Abstract

The Columbia Plateau in eastern Washington, north-central and northeastern Oregon, and western Idaho covers more than 70,000 square miles underlain chiefly by basalt belonging to the Columbia River Basalt Group. The Plateau is a large structural basin whose deepest part lies near Pasco, Washington, where the total thickness of basalt may exceed 14,000 feet. The Columbia Plateau regional aquifer system is a major aquifer system that consists chiefly of a great thickness of basalt belonging to the Columbia River Basalt Group, of minor interbedded sedimentary materials, and of overlying undivided consolidated and unconsolidated sediments. For hydrologic purposes, these rocks have been subdivided along stratigraphic boundaries into four hydrogeologic units. These hydrogeologic units are from oldest to youngest: the Grande Ronde, Wanapum, Saddle Mountains, and overburden units. Structure contour and thickness maps have been prepared for each unit and for selected sedimentary interbeds in this study.
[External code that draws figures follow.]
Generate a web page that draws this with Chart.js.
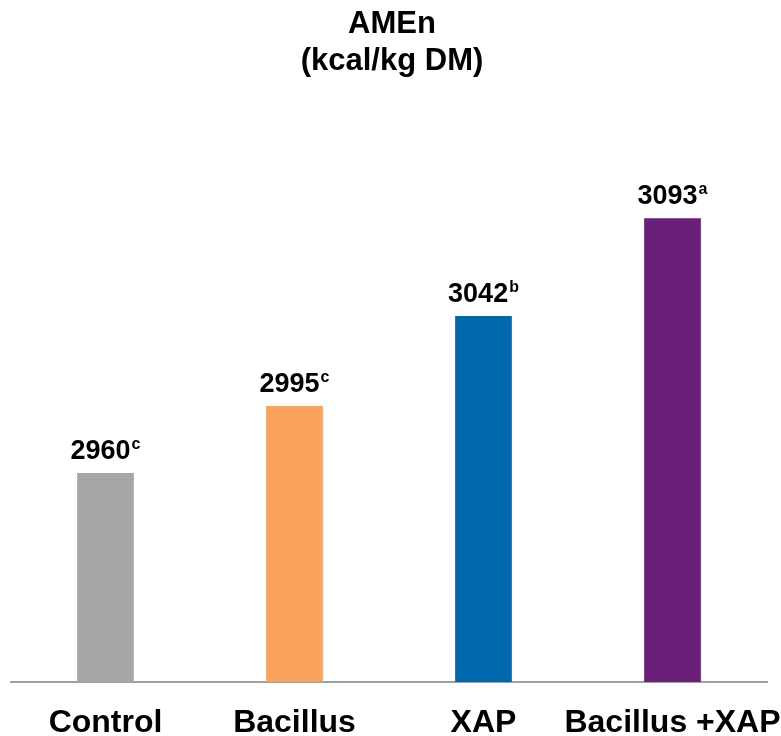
<!DOCTYPE html>
<html>
<head>
<meta charset="utf-8">
<script src="https://cdn.jsdelivr.net/npm/chart.js@4/dist/chart.umd.min.js"></script>
<style>
  html, body { margin: 0; padding: 0; background: #ffffff; }
  #wrap { width: 781px; height: 736px; }
</style>
</head>
<body>
<div id="wrap"><canvas id="c" width="781" height="736"></canvas></div>
<script>
const categories = ['Control', 'Bacillus', 'XAP', 'Bacillus +XAP'];
const amenValues = [2960, 2995, 3042, 3093];
const significance = ['c', 'c', 'b', 'a'];
const barColors = ['#a6a6a6', '#f8a25e', '#0068ac', '#6a1f7a'];
const titleLines = ['AMEn', '(kcal/kg DM)'];

const FONT = '"Liberation Sans", Arial, sans-serif';

// Two-line bold heading centred over the plot
const heading = {
  id: 'heading',
  afterDraw(chart) {
    const ctx = chart.ctx;
    ctx.save();
    ctx.fillStyle = '#000';
    ctx.font = 'bold 31px ' + FONT;
    ctx.textAlign = 'center';
    ctx.textBaseline = 'alphabetic';
    ctx.fillText(titleLines[0], 392, 33);
    ctx.fillText(titleLines[1], 392, 70);
    ctx.restore();
  }
};

// Category names under the axis line
const categoryLabels = {
  id: 'categoryLabels',
  afterDraw(chart) {
    const ctx = chart.ctx;
    const xs = chart.scales.x;
    ctx.save();
    ctx.fillStyle = '#000';
    ctx.font = 'bold 32px ' + FONT;
    ctx.textAlign = 'center';
    ctx.textBaseline = 'alphabetic';
    categories.forEach((c, i) => {
      ctx.fillText(c, xs.getPixelForValue(i), 732);
    });
    ctx.restore();
  }
};

// Value label with a superscript significance letter above each bar
const valueLabels = {
  id: 'valueLabels',
  afterDatasetsDraw(chart) {
    const ctx = chart.ctx;
    const meta = chart.getDatasetMeta(0);
    ctx.save();
    ctx.fillStyle = '#000';
    ctx.textBaseline = 'alphabetic';
    ctx.textAlign = 'left';
    meta.data.forEach((bar, i) => {
      const num = String(amenValues[i]);
      const sup = significance[i];
      ctx.font = 'bold 27px ' + FONT;
      const wNum = ctx.measureText(num).width;
      ctx.font = 'bold 16px ' + FONT;
      const wSup = ctx.measureText(sup).width;
      const total = wNum + 1 + wSup;
      const x0 = bar.x - total / 2;
      const base = bar.y - 14;
      ctx.font = 'bold 27px ' + FONT;
      ctx.fillText(num, x0, base);
      ctx.font = 'bold 16px ' + FONT;
      ctx.fillText(sup, x0 + wNum + 1, base - 10);
    });
    ctx.restore();
  }
};

new Chart(document.getElementById('c'), {
  type: 'bar',
  data: {
    labels: categories,
    datasets: [{
      data: amenValues,
      backgroundColor: barColors,
      borderWidth: 0,
      barPercentage: 0.3,
      categoryPercentage: 1.0
    }]
  },
  options: {
    responsive: false,
    animation: false,
    devicePixelRatio: 1,
    layout: { padding: { left: 11, right: 14, top: 107, bottom: 54 } },
    plugins: {
      legend: { display: false },
      tooltip: { enabled: false },
      title: { display: false }
    },
    scales: {
      x: {
        grid: { display: false, drawTicks: false },
        border: { display: true, color: '#a0a0a0', width: 2 },
        ticks: { display: false }
      },
      y: {
        display: false,
        min: 2851,
        max: 3151
      }
    }
  },
  plugins: [valueLabels, categoryLabels, heading]
});
</script>
</body>
</html>
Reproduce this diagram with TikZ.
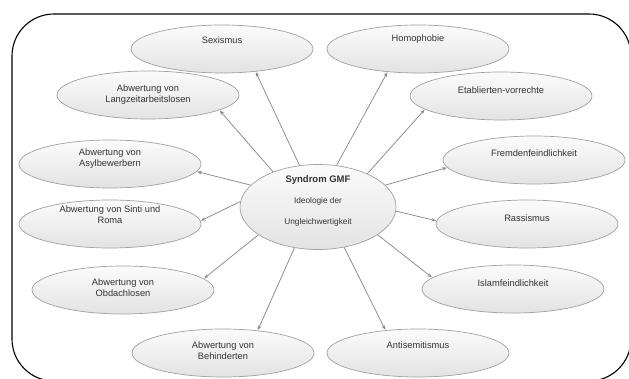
\documentclass[tikz,border=0pt]{standalone}
\usepackage{fontspec}
\setmainfont{Liberation Sans}
\usetikzlibrary{shapes.geometric,arrows.meta}
\definecolor{txtc}{HTML}{333333}
\definecolor{edgec}{HTML}{A0A0A0}
\definecolor{arrc}{HTML}{8A8A8A}
\begin{document}
\begin{tikzpicture}[x=1pt,y=-1pt,
  oval/.style={ellipse, draw=edgec, line width=0.7pt, top color=gray!3, bottom color=gray!22,
    minimum width=182pt, minimum height=48pt, inner sep=0pt},
  txt/.style={text=txtc, font=\fontsize{9.3}{11}\selectfont, align=center, inner sep=0pt},
  arr/.style={draw=arrc, line width=0.75pt, -{Stealth[length=4.5pt,width=3.6pt]}, shorten >=0.5pt}]
\useasboundingbox (0,0) rectangle (629,379);
\begin{scope}
  \clip (0,0) rectangle (629,379);
  \draw[line width=1.1pt, rounded corners=42pt] (12,14) rectangle (631,381);
\end{scope}

% central node
\node[oval, minimum width=156pt, minimum height=85pt,
  label={[txt,name=ctxt,yshift=6pt]center:{\fontsize{9.5}{11}\selectfont\bfseries Syndrom GMF\\[10pt]
  \fontsize{8.3}{11}\selectfont Ideologie der\\[10pt]\fontsize{8.3}{11}\selectfont Ungleichwertigkeit}}] (c) at (318,207) {};

% outer nodes
\node[oval, label={[txt,name=sext,yshift=9pt]center:Sexismus}] (sex) at (222,49) {};
\node[oval, label={[txt,name=homot,yshift=10pt]center:Homophobie}] (homo) at (418,49) {};
\node[oval, label={[txt,name=langt,yshift=0pt]center:Abwertung von\\Langzeitarbeitslosen}] (lang) at (148,95) {};
\node[oval, label={[txt,name=etabt,yshift=6pt]center:Etablierten-vorrechte}] (etab) at (501,96) {};
\node[oval, label={[txt,name=asylt,yshift=5pt]center:Abwertung von\\Asylbewerbern}] (asyl) at (110,164) {};
\node[oval, label={[txt,name=fremdt,yshift=7pt]center:Fremdenfeindlichkeit}] (fremd) at (534,160) {};
\node[oval, label={[txt,name=sintit,yshift=9pt]center:Abwertung von Sinti und\\Roma}] (sinti) at (110,224) {};
\node[oval, label={[txt,name=rasst,yshift=6pt]center:Rassismus}] (rass) at (527,224) {};
\node[oval, label={[txt,name=obdt,yshift=2pt]center:Abwertung von\\Obdachlosen}] (obd) at (123,290) {};
\node[oval, label={[txt,name=islamt,yshift=6pt]center:Islamfeindlichkeit}] (islam) at (513,289) {};
\node[oval, label={[txt,name=beht,yshift=2pt]center:Abwertung von\\Behinderten}] (beh) at (223,353) {};
\node[oval, label={[txt,name=antit,yshift=8pt]center:Antisemitismus}] (anti) at (418,353) {};

% connectors
\draw[arr] (c.114) -- (sex.-34);
\draw[arr] (c.66) -- (homo.217);
\draw[arr] (c.142) -- (lang.-12);
\draw[arr] (c.34) -- (etab.190);
\draw[arr] (c.162) -- (asyl.-5);
\draw[arr] (c.18) -- (fremd.185);
\draw[arr] (c.176) -- (sinti.2);
\draw[arr] (c.357) -- (rass.178);
\draw[arr] (c.205) -- (obd.8);
\draw[arr] (c.335) -- (islam.172);
\draw[arr] (c.240) -- (beh.33);
\draw[arr] (c.303) -- (anti.145);
\end{tikzpicture}
\end{document}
The Grande Ronde is the thickest most extensive hydrogeologic unit; each of the overlying younger units in turn cover less area and is less voluminous. Thicknesses of each unit range from a minimum of zero to a maximum of about 14,000 feet for the Grande Ronde, 1,200 feet for the Wanapum, and 800 feet for the Saddle Mountain hydrogeologic unit. The maximum thicknesses for each of the hydrologeologic units occur near the deepest part of the structural basin near Pasco, Washington. The thickest overburden, 2,000 feet, occurs in the Grande Ronde Valley near La Grande, Oregon, but is generally much thinner elsewhere. Dominant geologic structures in the Yakima Fold Belt in the western part of the Plateau are long, narrow, east-west to east-southeasterly trending anticlinal ridges, that are sharply folded and faulted, with intervening broad synclinal basins. Basalt units in the Palouse subprovince are gently inclined toward the southwest, but are gently warped in places by broad northwest and southwest trending low amplitude folds. The Blue Mountains province in the southeast part of the Plateau is a broad, deeply dissected, uplifted region crossed by northeast trending folds and by north to northwest trending normal faults and lineaments.